Originally created 03/13/05

Francine Prose's foray into the nonprofit world fizzles



"You never see anyone thinking about anything besides their own miserable selfish self!"

So declares a wealthy philanthropist midway through a novel that seems intent on proving her point, and little else.

In "A Changed Man," Francine Prose targets New York nonprofit organizations. Enter one Vincent Nolan, halfhearted neo-Nazi turned messenger of brotherly love. Having tattooed Waffen-SS bolts on his forearms and dutifully swallowed the Aryan Resistance Movement's party line as preached by his cousin, Raymond, Vincent has a change of heart - caused, we are told, by one powerful little Ecstasy pill taken during a giant outdoors rave.

What's a former skinhead to do? Try World Brotherhood Watch, a human rights organization headed by Meyer Maslow, a fame-hungry Holocaust survivor who reduces moral issues to bumper-sticker clich\vDes and churns out books with titles like "One Heart at a Time."

Sensing a public relations triumph, Brotherhood Watch takes in Vincent. Despite the extra room in his sumptuous Manhattan home, Meyer decides that Vincent should stay with his long-suffering right-hand woman, Bonnie Kalen, wan divorcee and mother of two teenage boys.
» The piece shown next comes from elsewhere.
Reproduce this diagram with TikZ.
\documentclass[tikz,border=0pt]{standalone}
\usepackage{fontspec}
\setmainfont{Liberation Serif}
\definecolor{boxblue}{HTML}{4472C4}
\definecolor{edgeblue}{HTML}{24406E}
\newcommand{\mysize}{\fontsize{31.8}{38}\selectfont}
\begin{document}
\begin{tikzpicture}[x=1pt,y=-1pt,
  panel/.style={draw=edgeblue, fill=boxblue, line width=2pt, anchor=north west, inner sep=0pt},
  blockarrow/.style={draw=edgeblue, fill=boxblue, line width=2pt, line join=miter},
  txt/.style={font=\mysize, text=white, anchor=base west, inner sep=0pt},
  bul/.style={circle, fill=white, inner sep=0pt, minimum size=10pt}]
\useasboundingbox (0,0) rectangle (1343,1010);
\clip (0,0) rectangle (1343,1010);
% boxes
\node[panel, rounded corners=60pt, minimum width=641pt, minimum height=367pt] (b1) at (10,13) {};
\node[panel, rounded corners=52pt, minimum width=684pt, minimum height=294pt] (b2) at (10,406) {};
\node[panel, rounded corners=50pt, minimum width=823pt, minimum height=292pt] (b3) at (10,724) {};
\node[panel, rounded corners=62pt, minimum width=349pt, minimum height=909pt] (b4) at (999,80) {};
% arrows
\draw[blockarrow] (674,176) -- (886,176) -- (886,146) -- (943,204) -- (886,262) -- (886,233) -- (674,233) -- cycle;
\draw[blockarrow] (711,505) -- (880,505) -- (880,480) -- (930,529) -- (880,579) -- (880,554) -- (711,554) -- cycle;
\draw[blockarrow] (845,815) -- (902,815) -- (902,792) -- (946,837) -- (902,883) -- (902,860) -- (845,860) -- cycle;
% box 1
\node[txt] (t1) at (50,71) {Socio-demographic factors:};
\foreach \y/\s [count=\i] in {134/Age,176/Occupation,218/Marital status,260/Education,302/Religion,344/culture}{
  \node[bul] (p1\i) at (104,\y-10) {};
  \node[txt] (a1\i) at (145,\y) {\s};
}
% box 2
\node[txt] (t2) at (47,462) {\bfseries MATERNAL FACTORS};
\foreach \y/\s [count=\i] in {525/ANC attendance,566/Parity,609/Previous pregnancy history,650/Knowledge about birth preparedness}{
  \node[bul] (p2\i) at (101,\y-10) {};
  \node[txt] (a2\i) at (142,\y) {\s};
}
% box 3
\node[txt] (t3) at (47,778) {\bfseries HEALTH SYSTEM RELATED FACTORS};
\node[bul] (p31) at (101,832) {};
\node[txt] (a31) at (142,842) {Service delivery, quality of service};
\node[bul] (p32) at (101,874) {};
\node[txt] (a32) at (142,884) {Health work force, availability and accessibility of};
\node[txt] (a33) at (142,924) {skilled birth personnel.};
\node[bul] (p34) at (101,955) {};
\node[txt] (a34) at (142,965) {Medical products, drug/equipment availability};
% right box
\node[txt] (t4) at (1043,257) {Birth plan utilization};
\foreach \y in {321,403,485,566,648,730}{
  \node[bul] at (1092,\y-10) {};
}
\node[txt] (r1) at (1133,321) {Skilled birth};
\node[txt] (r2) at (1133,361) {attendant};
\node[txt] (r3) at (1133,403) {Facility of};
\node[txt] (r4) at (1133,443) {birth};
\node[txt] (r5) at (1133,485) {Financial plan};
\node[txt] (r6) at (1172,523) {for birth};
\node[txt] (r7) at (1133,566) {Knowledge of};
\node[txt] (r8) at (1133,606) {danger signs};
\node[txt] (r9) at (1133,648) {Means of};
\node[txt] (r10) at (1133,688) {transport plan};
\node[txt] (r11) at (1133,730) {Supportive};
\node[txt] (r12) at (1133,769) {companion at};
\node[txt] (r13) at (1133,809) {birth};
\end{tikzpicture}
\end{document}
As Vincent becomes a nonprofit celeb, feted by the media and do-gooders alike, he and Bonnie develop feelings for one another. Even Bonnie's sullen older son, Danny, grows attached, bonding with his unorthodox roommate over a school paper on Hitler and their shared love of marijuana.

Prose hit the mark with "The Lives of the Muses," her 2002 essay collection on the women who inspired such men as Friedrich Nietzsche and Salvador Dali. But the creative goddesses seem to have deserted her in this tedious, stiff novel that can't decide between satire and feel-good story line.

Instead, we are given characters who are neither nasty enough to startle nor bold enough to amuse. Vincent is sanitized from the first, a skinhead with a heart of gold who never bought ARM's more racist views. He just needed a couch on which to crash.

As a peace guru who has an activist member of the lowest Indian caste for a servant and harbors European contempt for his adopted countrymen, "sitting here on their fat protected American behinds," Meyer has a bit more bite. But his petty concerns for attention quickly wear thin. And poor Bonnie staggers beneath the weight of her character's stereotypes: bland suburban mom who can't recognize her own selling points, worries constantly about her boys, changed herself to fit into her ex-husband's mold and now, in his absence, cannot reclaim her former self.

"Half the time, Bonnie can't understand how she became that unrecognizable person, and half the time, she thinks it could happen to anyone. Anyone female," Prose writes.

Prose flows between characters from chapter to chapter, opting for a third-person narration that teeters awkwardly between omniscience and the individual voice. Partly because of this strategy, the novel never lives up to its title, failing to convey the sense that any of the characters have undergone fundamental changes.

Instead, we are left with their moralizing. "Everyone's a mixed bag. That's why they call it human. What was it Vincent said about Raymond and his friends? They couldn't deal with the gray areas. But that's where they all live, all the time," Bonnie muses.

Such profundities aside, "A Changed Man" has precious little to offer.